This network ranking system uses a computational algorithm based on a set of parameters to generate an importance score for each node in a network, thereby establishing the means to rank and identify master regulators, in particularly transcription factors, in complex gene networks. Bioinformatics programs like this are important tools in a number of scientific fields including computational biology, and the bioinformatics market is expected to grow to $12.8 billion by 2020. Often in gene networks, one gene regulates another gene, which regulates another gene, and so on. Additionally, most transcription factors bind to multiple binding sites in a cell’s genome. As a result, gene regulatory networks are complex and difficult to analyze. Another issue in computational biology is the desire to incorporate various parameters known individually to influence network ranking.

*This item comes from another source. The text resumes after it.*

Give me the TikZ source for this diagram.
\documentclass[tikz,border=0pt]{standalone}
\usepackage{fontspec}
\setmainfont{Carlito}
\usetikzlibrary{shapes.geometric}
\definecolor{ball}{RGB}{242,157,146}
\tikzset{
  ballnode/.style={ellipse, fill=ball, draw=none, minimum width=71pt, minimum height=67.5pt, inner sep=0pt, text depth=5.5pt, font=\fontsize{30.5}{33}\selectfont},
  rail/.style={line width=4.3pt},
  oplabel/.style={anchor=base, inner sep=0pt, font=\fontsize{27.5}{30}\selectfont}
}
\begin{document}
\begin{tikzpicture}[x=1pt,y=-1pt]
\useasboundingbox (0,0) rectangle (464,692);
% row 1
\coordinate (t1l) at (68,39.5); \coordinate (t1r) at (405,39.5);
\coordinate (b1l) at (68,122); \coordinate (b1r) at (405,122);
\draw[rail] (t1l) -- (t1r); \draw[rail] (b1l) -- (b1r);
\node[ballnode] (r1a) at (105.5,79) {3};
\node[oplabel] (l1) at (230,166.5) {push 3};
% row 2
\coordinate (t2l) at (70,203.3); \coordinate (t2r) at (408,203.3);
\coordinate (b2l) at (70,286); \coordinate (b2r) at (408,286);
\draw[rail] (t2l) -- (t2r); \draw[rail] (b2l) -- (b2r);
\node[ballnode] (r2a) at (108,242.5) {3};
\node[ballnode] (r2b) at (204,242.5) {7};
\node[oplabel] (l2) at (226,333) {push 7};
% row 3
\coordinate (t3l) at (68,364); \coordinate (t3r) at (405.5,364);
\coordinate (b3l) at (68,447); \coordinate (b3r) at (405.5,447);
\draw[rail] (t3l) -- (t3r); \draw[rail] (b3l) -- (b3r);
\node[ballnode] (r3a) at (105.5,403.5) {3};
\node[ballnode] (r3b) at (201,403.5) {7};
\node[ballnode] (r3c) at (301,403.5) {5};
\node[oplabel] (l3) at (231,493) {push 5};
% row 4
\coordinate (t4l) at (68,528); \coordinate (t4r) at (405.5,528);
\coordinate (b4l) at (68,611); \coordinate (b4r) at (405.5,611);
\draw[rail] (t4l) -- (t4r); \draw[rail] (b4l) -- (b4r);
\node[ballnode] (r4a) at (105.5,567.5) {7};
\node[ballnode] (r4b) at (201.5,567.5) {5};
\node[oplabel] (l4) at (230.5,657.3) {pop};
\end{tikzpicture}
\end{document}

Researchers at the University of Florida have developed nSCORE (network Systems Calculation of Optimal Ranking Engine), a network ranking framework, experimentally validated as highly accurate, that combines many existing parameters into a comprehensive algorithm that produces importance scores to plainly quantify the influence of regulators in any gene network. nSCORE can be applied to any field that involves the use of networks because it is designed to take any type of network and node statistics as inputs.
Network analysis engine that determines a hierarchy of nodes according to the importance of each node in the network, maintaining compatibility to networks of all types (examples include analyses to identify genes responsible for cell type conversions, for disease drug targets, for drug response predictions in patients)

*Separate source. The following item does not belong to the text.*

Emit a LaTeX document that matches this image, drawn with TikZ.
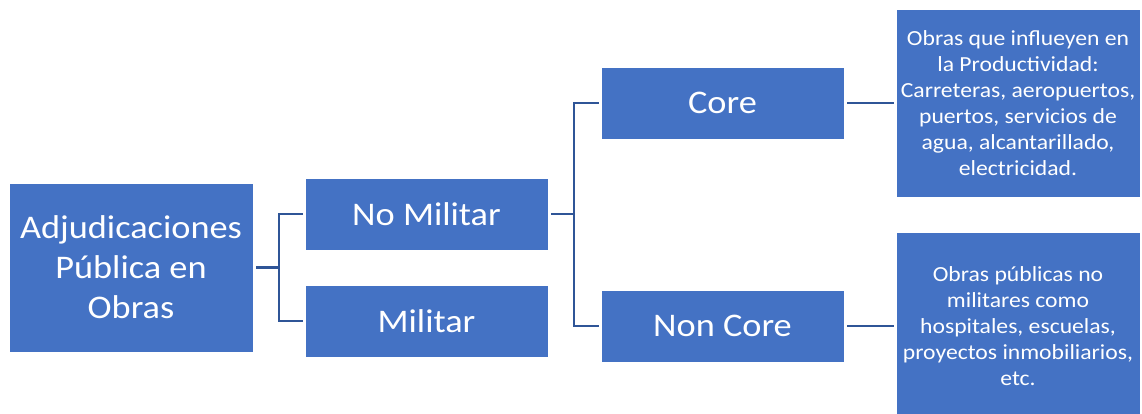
\documentclass[tikz,border=0pt]{standalone}
\usepackage{fontspec}
\newfontfamily\carl[FakeStretch=1.1]{Carlito}
\definecolor{boxblue}{HTML}{4472C4}
\definecolor{lineblue}{HTML}{2F5597}
\begin{document}
\begin{tikzpicture}[x=1pt,y=-1pt,
  box/.style={fill=boxblue,draw=white,line width=0.6pt,text=white,inner sep=0pt,align=center,anchor=center},
  big/.style={box,font=\carl\fontsize{33}{40}\selectfont},
  small/.style={box,font=\carl\fontsize{21.5}{26}\selectfont},
  conn/.style={draw=lineblue,line width=2.3pt,shorten <=3pt,shorten >=2pt}]
\useasboundingbox (0,0) rectangle (1142,414);
\begin{scope}
\clip (0,0) rectangle (1142,414);
\node[big,minimum width=244,minimum height=169] (A) at (131,267.5) {Adjudicaciones\\Pública en\\Obras};
\node[big,minimum width=243,minimum height=72] (NM) at (426.5,214) {No Militar};
\node[big,minimum width=243,minimum height=72] (M) at (426.5,321) {Militar};
\node[big,minimum width=243,minimum height=72] (C) at (722.5,103) {Core};
\node[big,minimum width=243,minimum height=72] (NC) at (722.5,326) {Non Core};
\node[small,minimum width=244,minimum height=188] (R1) at (1018,103) {Obras que influeyen en\\la Productividad:\\Carreteras, aeropuertos,\\puertos, servicios de\\agua, alcantarillado,\\electricidad.};
\node[small,minimum width=244,minimum height=188] (R2) at (1018,326) {Obras públicas no\\militares como\\hospitales, escuelas,\\proyectos inmobiliarios,\\etc.};
\end{scope}
\draw[conn] (A.east) -- ++(26,0) |- (NM.west);
\draw[conn] (A.east) -- ++(26,0) |- (M.west);
\draw[conn] (NM.east) -- ++(26,0) |- (C.west);
\draw[conn] (NM.east) -- ++(26,0) |- (NC.west);
\draw[conn] (C.east) -- (R1.west);
\draw[conn] (NC.east) -- (R2.west);
\end{tikzpicture}
\end{document}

A number of network analysis measures reflect the influence of a node in a network, such as degree or “betweenness.” While varied approaches can isolate specific effects on other nodes in the network, nSCORE (network Systems Calculation of Optimal Ranking Engine) automatically synthesizes limitless sets of existing parameters that individually influence network properties and uses a computational algorithm to produce a node importance score drawn from all available node information. Because it takes as inputs data sets describing any network and node statistics, nSCORE is capable of ranking nodes in networks and node statistics of any type, whether known or unknown.